This essay started as a response to a comment on my multilingual indexing post. The comment is mostly an advertisement, but brings up some interesting points so I decided to publish it and turn my response into a full post.
For some context here’s the key part of the comment:
I thought readers might be interested in Rosette Search Essentials for Elasticsearch, from Basis Technologies, which we launched last night at hack/reduce in Cambridge, MA. It’s a plugin that does three neat things that improve multilingual search quality:
- Intelligent CJKT tokenization/segmentation
- Lemmatization: performs morphological analysis to find the “lemma” or dictionary form of the words in your documents, which is far superior to stemming.
- Decompounding: languages like German contain compound words that don’t always make great index terms. We break these up into their constituents so you can index them too.
There are many areas where Elasticsearch could benefit from better handling of multi-lingual text. And the NLP geek in me would love to see ES get some more modern Natural Language Processing techniques – such as these – applied within it.
Unfortunately I’m a lot less excited about this system because it is closed source, limiting its impact on the overall ES ecosystem. I love that Basis Technologies has whitepapers and it seems to be doing great evaluation of their system, but even the whitepapers require registering with them. This just seems silly.
Search engine technology has been around for a while, a big part of Elasticsearch’s success is due to it being open source. And particularly due to Lucene being an open source, collaborative effort over the past 15 years. I think ES has the potential to become a phenomenal NLP platform over the next five years, bringing many amazing NLP technologies coming out of academia to a massive number of developers. NLP researchers have done tremendous science in an open and collaborative manner. We should work to scale that technology in open and collaborative ways as well.
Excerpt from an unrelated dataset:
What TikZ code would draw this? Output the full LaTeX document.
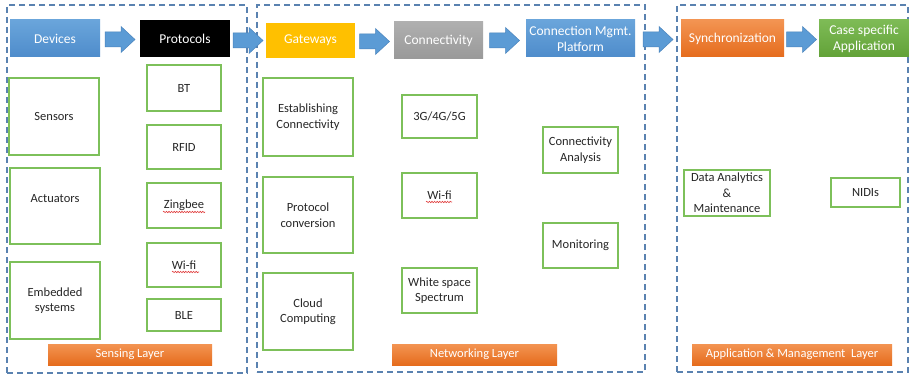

Building a platform on closed source solutions is not sustainable.
Humans express their dreams, opinions, and ideas in hundreds of languages. Bridging that gap between humans and computers – and ultimately between humans – is a noble endeavor that will subtly shape the next century. I’d like to see Elasticsearch be a force in democratizing the use of natural language processing and machine learning. These methods will impact how we understand the world, how we communicate with each other, and ultimately our democracy. We should not build that future on licensing that explicitly prevents citizens of some countries from participating.
I recognize that working for a successful open source company makes me luckily immune to certain the pressures of business, investors, and government contracts. But I have seen the unfortunate cycle of cool NLP technology getting trapped within a closed source company and eventually being completely shut down. I’ve recently been reading “The Theory That Would Not Die”. Where would we be now if the efficacy of Bayesian probability had not been locked inside classified government organizations for 40 years after World War II?
Basis Technologies has been around a long time, and has far more NLP talent and experience than I do, but the popularity of my very brief multi-lingual post tells me that there is also huge opportunity for the community to improve the multi-lingual capabilities of Elasticsearch. A company leading the way could build a strong business providing all the support that inevitably will be needed when dealing with multiple languages. I’d be happy to talk with anyone about how WordPress.com’s rather large set of multi-lingual data could help in such an endeavor. I bet other organizations that would be interested also.